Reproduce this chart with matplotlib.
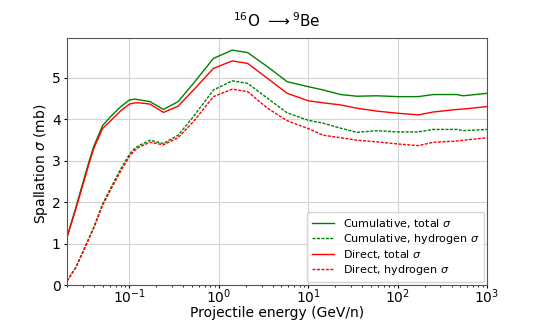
import matplotlib
matplotlib.use('Agg')
import matplotlib.pyplot as plt

# Energies (GeV/n) and cross sections (mb)
energy = [0.02, 0.025, 0.03, 0.035, 0.04, 0.05, 0.061, 0.08, 0.1, 0.115, 0.13, 0.17, 0.24, 0.35,
          0.52, 0.87, 1.41, 2.1, 3.5, 5.8, 10, 14.7, 23, 35, 59, 100, 170, 250, 460, 540, 1000]

cum_total = [1.15, 1.85, 2.45, 2.95, 3.35, 3.84, 4.05, 4.3, 4.46, 4.48, 4.46, 4.42, 4.23, 4.42,
             4.86, 5.46, 5.66, 5.6, 5.26, 4.9, 4.78, 4.70, 4.59, 4.55, 4.56, 4.54, 4.54, 4.59, 4.59, 4.56, 4.62]
cum_hydrogen = [0.1, 0.42, 0.8, 1.12, 1.4, 1.95, 2.32, 2.8, 3.15, 3.3, 3.37, 3.49, 3.41, 3.61,
                4.06, 4.70, 4.92, 4.86, 4.50, 4.15, 3.97, 3.90, 3.78, 3.68, 3.72, 3.69, 3.69, 3.75, 3.75, 3.72, 3.75]
dir_total = [1.15, 1.82, 2.4, 2.9, 3.3, 3.77, 3.95, 4.2, 4.36, 4.39, 4.39, 4.36, 4.16, 4.31,
             4.70, 5.22, 5.40, 5.34, 4.98, 4.62, 4.44, 4.39, 4.34, 4.26, 4.19, 4.14, 4.10, 4.17, 4.23, 4.24, 4.30]
dir_hydrogen = [0.1, 0.41, 0.78, 1.1, 1.38, 1.92, 2.28, 2.75, 3.1, 3.25, 3.33, 3.44, 3.38, 3.55,
                3.94, 4.54, 4.72, 4.66, 4.26, 3.96, 3.77, 3.61, 3.55, 3.49, 3.45, 3.40, 3.36, 3.44, 3.47, 3.49, 3.55]

fig, ax = plt.subplots(figsize=(5.4, 3.2), dpi=100)

short_dash = (0, (2.2, 1.0))
ax.plot(energy, cum_total, color='green', lw=1, label='Cumulative, total $\\sigma$')
ax.plot(energy, cum_hydrogen, color='green', lw=1, ls=short_dash, label='Cumulative, hydrogen $\\sigma$')
ax.plot(energy, dir_total, color='red', lw=1, label='Direct, total $\\sigma$')
ax.plot(energy, dir_hydrogen, color='red', lw=1, ls=short_dash, label='Direct, hydrogen $\\sigma$')

ax.set_xscale('log')
ax.set_xlim(0.02, 1000)
ax.set_ylim(0, 5.95)
ax.set_xlabel('Projectile energy (GeV/n)', fontsize=10)
ax.set_ylabel('Spallation $\\sigma$ (mb)', fontsize=10)
ax.xaxis.set_label_coords(0.5, -0.086)
ax.yaxis.set_label_coords(-0.04, 0.49)
ax.set_title('$^{16}$O $\\longrightarrow$$^{9}$Be', fontsize=11, pad=8)
ax.tick_params(labelsize=10, length=2)
ax.tick_params(axis='x', pad=0)
ax.tick_params(axis='y', pad=2.5)
ax.tick_params(which='minor', length=1.2)
for sp in ax.spines.values():
    sp.set_color('#555555')
ax.grid(True, color='lightgray')
ax.legend(loc='lower right', fontsize=8, labelspacing=0.2, borderaxespad=0.3)

fig.subplots_adjust(left=0.124, right=0.902, top=0.881, bottom=0.109)
fig.savefig('out.png')
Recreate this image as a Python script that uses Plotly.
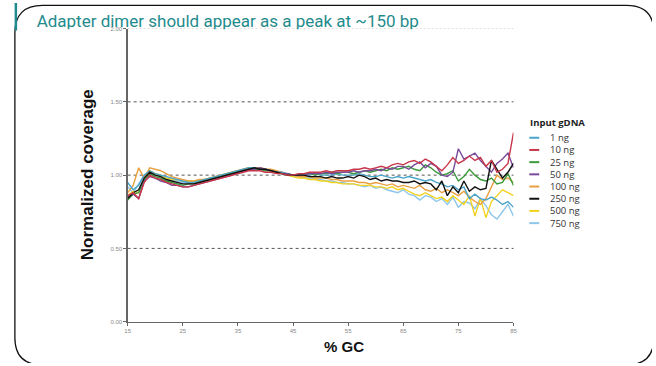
import plotly.graph_objects as go

W, H = 656, 366

gc = list(range(15, 86))

series_names = ["1 ng", "10 ng", "25 ng", "50 ng", "100 ng", "250 ng", "500 ng", "750 ng"]
series_colors = ["#4aa3c8", "#c8364a", "#3a9a3a", "#7a4a9c", "#e8a040", "#111111", "#f2d21e", "#8cc6ea"]

cov_1ng = [.95, .90, .93, 1.00, 1.03, 1.01, 1.00, .99, .98, .97,
           .96, .95, .95, .96, .97, .98, .99, 1.00, 1.01, 1.02,
           1.03, 1.04, 1.05, 1.05, 1.04, 1.04, 1.03, 1.02, 1.02, 1.01,
           1.00, 1.00, 1.00, 1.00, 1.01, 1.00, 1.00, 1.00, 1.01, 1.00,
           1.00, 1.00, 1.01, 1.00, 0.99, 0.99, 1.00, 0.99, 0.98, 0.99,
           0.98, 0.99, 0.98, 0.97, 0.96, 0.97, 0.95, 0.94, 0.92, 0.93,
           0.90, 0.92, 0.84, 0.87, 0.84, 0.83, 0.85, 0.83, 0.80, 0.82, 0.78]
cov_10ng = [.86, .88, .84, .95, 1.00, .98, .97, .95, .94, .93,
            .92, .92, .93, .94, .95, .96, .97, .98, .99, 1.00,
            1.01, 1.02, 1.03, 1.03, 1.03, 1.02, 1.02, 1.01, 1.01, 1.00,
            1.00, 1.01, 1.01, 1.02, 1.02, 1.02, 1.03, 1.02, 1.03, 1.03,
            1.03, 1.04, 1.04, 1.05, 1.04, 1.05, 1.06, 1.05, 1.07, 1.08,
            1.07, 1.09, 1.10, 1.08, 1.11, 1.09, 1.06, 1.03, 1.07, 1.12,
            1.08, 1.10, 1.13, 1.10, 1.12, 1.06, 1.10, 1.02, 1.04, 1.08, 1.29]
cov_25ng = [.83, .87, .88, .97, 1.01, .99, .98, .96, .95, .94,
            .93, .94, .94, .95, .96, .97, .98, .99, 1.00, 1.01,
            1.02, 1.03, 1.04, 1.04, 1.04, 1.03, 1.03, 1.02, 1.01, 1.01,
            1.00, 1.00, 1.01, 1.01, 1.00, 1.01, 1.01, 1.02, 1.01, 1.02,
            1.02, 1.01, 1.02, 1.03, 1.02, 1.03, 1.04, 1.03, 1.05, 1.04,
            1.05, 1.06, 1.04, 1.03, 1.07, 1.05, 1.02, 1.00, 1.01, 1.03,
            0.96, 0.99, 1.04, 1.00, 0.97, 0.96, 0.98, 0.94, 0.95, 1.01, 0.93]
cov_50ng = [.85, .87, .84, .96, .99, .98, .96, .95, .93, .93,
            .92, .92, .93, .94, .95, .96, .97, .98, .99, 1.00,
            1.02, 1.03, 1.04, 1.04, 1.05, 1.04, 1.03, 1.02, 1.01, 1.01,
            1.00, 1.00, 1.00, 1.01, 1.01, 1.01, 1.02, 1.01, 1.02, 1.02,
            1.02, 1.03, 1.02, 1.03, 1.03, 1.04, 1.03, 1.05, 1.04, 1.06,
            1.06, 1.04, 1.07, 1.09, 1.05, 1.08, 1.06, 1.00, 0.99, 1.02,
            1.18, 1.11, 1.13, 1.15, 1.10, 1.06, 1.02, 1.08, 1.11, 1.15, 1.05]
cov_100ng = [.88, .93, 1.05, .98, 1.05, 1.04, 1.03, 1.01, .99, .98,
             .97, .96, .96, .97, .97, .98, .99, 1.00, 1.01, 1.02,
             1.03, 1.04, 1.05, 1.05, 1.05, 1.04, 1.04, 1.03, 1.02, 1.01,
             1.00, 0.99, 0.99, 0.99, 0.98, 0.98, 0.98, 0.97, 0.97, 0.96,
             0.96, 0.96, 0.95, 0.95, 0.94, 0.95, 0.94, 0.93, 0.94, 0.92,
             0.93, 0.92, 0.91, 0.93, 0.90, 0.89, 0.91, 0.88, 0.90, 0.88,
             0.86, 0.89, 0.85, 0.82, 0.80, 0.84, 0.92, 1.00, 0.97, 0.98, 0.95]
cov_250ng = [.84, .88, .90, .98, 1.02, 1.00, .99, .97, .96, .95,
             .94, .94, .94, .95, .96, .97, .98, .99, 1.00, 1.01,
             1.02, 1.03, 1.04, 1.05, 1.04, 1.04, 1.03, 1.02, 1.01, 1.00,
             1.00, 1.00, 1.00, 0.99, 0.99, 0.99, 0.98, 0.99, 0.98, 0.98,
             0.99, 0.98, 1.00, 0.99, 0.97, 0.98, 0.96, 0.97, 0.96, 0.96,
             0.95, 0.95, 0.96, 0.94, 0.95, 0.94, 0.90, 0.96, 0.86, 0.92,
             0.88, 0.96, 0.89, 0.92, 0.90, 0.91, 1.10, 1.04, 0.98, 1.02, 1.08]
cov_500ng = [.86, .89, .88, .98, 1.03, 1.01, 1.00, .98, .97, .97,
             .96, .96, .96, .96, .97, .98, .99, 1.00, 1.01, 1.02,
             1.03, 1.04, 1.05, 1.05, 1.05, 1.04, 1.03, 1.02, 1.01, 1.00,
             0.99, 0.98, 0.98, 0.97, 0.97, 0.96, 0.96, 0.95, 0.95, 0.94,
             0.94, 0.94, 0.93, 0.93, 0.93, 0.92, 0.92, 0.91, 0.92, 0.90,
             0.91, 0.89, 0.87, 0.86, 0.88, 0.86, 0.84, 0.85, 0.82, 0.86,
             0.83, 0.80, 0.86, 0.72, 0.84, 0.71, 0.82, 0.86, 0.90, 0.88, 0.86]
cov_750ng = [.92, .88, .94, 1.00, 1.02, 1.01, 1.00, .98, .97, .96,
             .95, .95, .95, .96, .97, .98, .99, 1.00, 1.01, 1.02,
             1.03, 1.04, 1.04, 1.05, 1.04, 1.04, 1.03, 1.02, 1.01, 1.00,
             0.99, 0.99, 0.98, 0.98, 0.97, 0.97, 0.96, 0.96, 0.95, 0.95,
             0.94, 0.94, 0.93, 0.92, 0.93, 0.91, 0.92, 0.90, 0.89, 0.88,
             0.90, 0.87, 0.86, 0.83, 0.86, 0.85, 0.82, 0.84, 0.80, 0.85,
             0.78, 0.82, 0.81, 0.77, 0.84, 0.79, 0.73, 0.70, 0.75, 0.80, 0.72]

series_values = [cov_1ng, cov_10ng, cov_25ng, cov_50ng, cov_100ng, cov_250ng, cov_500ng, cov_750ng]

x_ticks = [15, 25, 35, 45, 55, 65, 75, 85]
y_ticks = [0.0, 0.5, 1.0, 1.5, 2.0]

heading = "Adapter dimer should appear as a peak at ~150 bp"
legend_title = "Input gDNA"
x_title = "% GC"
y_title = "Normalized coverage"

TEAL = "#1f8b8d"

fig = go.Figure()

# draw order: lighter ones first, strong ones on top
order = [7, 6, 4, 0, 2, 3, 5, 1]
for i in order:
    fig.add_trace(go.Scatter(x=gc, y=series_values[i], mode="lines", name=series_names[i],
                             line=dict(color=series_colors[i], width=1.4),
                             xaxis="x", yaxis="y", showlegend=False, hoverinfo="skip"))

# slide heading (its lower edge is hidden behind the chart picture)
fig.add_trace(go.Scatter(x=[34], y=[20.5], mode="text", text=[heading], textposition="middle right",
                         textfont=dict(family="Roboto", size=17, color=TEAL),
                         xaxis="x3", yaxis="y3", showlegend=False, hoverinfo="skip", cliponaxis=False))

x_dom = [126 / W, 516 / W]
y_dom = [(H - 324) / H, (H - 26) / H]

tickfont = dict(family="Liberation Sans", size=6, color="#888888")
fig.update_layout(
    width=W, height=H,
    margin=dict(l=0, r=0, t=0, b=0),
    paper_bgcolor="white", plot_bgcolor="rgba(0,0,0,0)",
    xaxis=dict(domain=x_dom, range=[15, 85], tickvals=x_ticks, ticktext=[str(v) for v in x_ticks],
               showgrid=False, zeroline=False, showline=True, linecolor="#666666", linewidth=1.3,
               ticks="outside", ticklen=3, tickcolor="#666666", tickfont=tickfont, anchor="y",
               fixedrange=True),
    yaxis=dict(domain=y_dom, range=[0, 2], tickvals=y_ticks, ticktext=["%.2f" % v for v in y_ticks],
               showgrid=False, zeroline=False, showline=True, linecolor="#666666", linewidth=1.3,
               ticks="outside", ticklen=3, tickcolor="#666666", tickfont=tickfont, anchor="x",
               fixedrange=True),
    xaxis3=dict(domain=[0, 1], range=[0, W], visible=False, anchor="y3", fixedrange=True),
    yaxis3=dict(domain=[0, 1], range=[H, 0], visible=False, anchor="x3", fixedrange=True),
)

shapes = []
# gridlines
for v in y_ticks[1:]:
    light = v == y_ticks[-1]
    shapes.append(dict(type="line", xref="x", yref="y", x0=15, x1=85.3, y0=v, y1=v,
                       line=dict(color="#c0c0c0" if light else "#555555", width=1,
                                 dash="2px,2px" if light else "3px,3px"),
                       layer="below"))
# white chart-picture edge covering the heading's descenders
for (a, b) in [(28, 104), (128, 520)]:
    shapes.append(dict(type="rect", xref="x3", yref="y3", x0=a, x1=b, y0=26.6, y1=36,
                       fillcolor="white", line=dict(width=0), layer="above"))
# slide frame (rounded rectangle) and teal bar
fx0, fy0, fx1, fy1, R = 12, 2.5, 658, 368, 28
path = (f"M {fx0+R},{fy0} L {fx1-R},{fy0} Q {fx1},{fy0} {fx1},{fy0+R} L {fx1},{fy1-R} "
        f"Q {fx1},{fy1} {fx1-R},{fy1} L {fx0+R},{fy1} Q {fx0},{fy1} {fx0},{fy1-R} "
        f"L {fx0},{fy0+R} Q {fx0},{fy0} {fx0+R},{fy0} Z")
shapes.append(dict(type="path", xref="x3", yref="y3", path=path,
                   line=dict(color="#111111", width=1.3), layer="above"))
shapes.append(dict(type="line", xref="x3", yref="y3", x0=13, x1=13, y0=0, y1=28,
                   line=dict(color=TEAL, width=2.5), layer="above"))

annotations = []
# axis titles
annotations.append(dict(xref="x3", yref="y3", x=85, y=175, text="<b>" + y_title + "</b>", textangle=-90,
                        showarrow=False, font=dict(family="Liberation Sans", size=17, color="#111111"),
                        xanchor="center", yanchor="middle"))
annotations.append(dict(xref="x3", yref="y3", x=345, y=349, text="<b>" + x_title + "</b>",
                        showarrow=False, font=dict(family="Liberation Sans", size=15, color="#111111"),
                        xanchor="center", yanchor="middle"))
# manual legend
annotations.append(dict(xref="x3", yref="y3", x=531, y=121, text="<b>" + legend_title + "</b>",
                        showarrow=False, font=dict(family="Open Sans", size=9.5, color="#222222"),
                        xanchor="left", yanchor="middle"))
for k, (nm, col) in enumerate(zip(series_names, series_colors)):
    yy = 137 + k * 12.4
    shapes.append(dict(type="line", xref="x3", yref="y3", x0=532, x1=542, y0=yy, y1=yy,
                       line=dict(color=col, width=2), layer="above"))
    annotations.append(dict(xref="x3", yref="y3", x=551, y=yy, text=nm, showarrow=False,
                            font=dict(family="Open Sans", size=9.5, color="#333333"),
                            xanchor="left", yanchor="middle"))

fig.update_layout(shapes=shapes, annotations=annotations)

fig.write_html("out.html", config={"displayModeBar": False, "staticPlot": True},
               post_script="document.body.style.margin='0px';")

§ **REQUEST**
Up to and including the line that contains "460, 540, 1000]", print the records above exactly from their first line, without any pictures.

§ **WRITTEN RESPONSE**
Reproduce this chart with matplotlib.
import matplotlib
matplotlib.use('Agg')
import matplotlib.pyplot as plt

# Energies (GeV/n) and cross sections (mb)
energy = [0.02, 0.025, 0.03, 0.035, 0.04, 0.05, 0.061, 0.08, 0.1, 0.115, 0.13, 0.17, 0.24, 0.35,
          0.52, 0.87, 1.41, 2.1, 3.5, 5.8, 10, 14.7, 23, 35, 59, 100, 170, 250, 460, 540, 1000]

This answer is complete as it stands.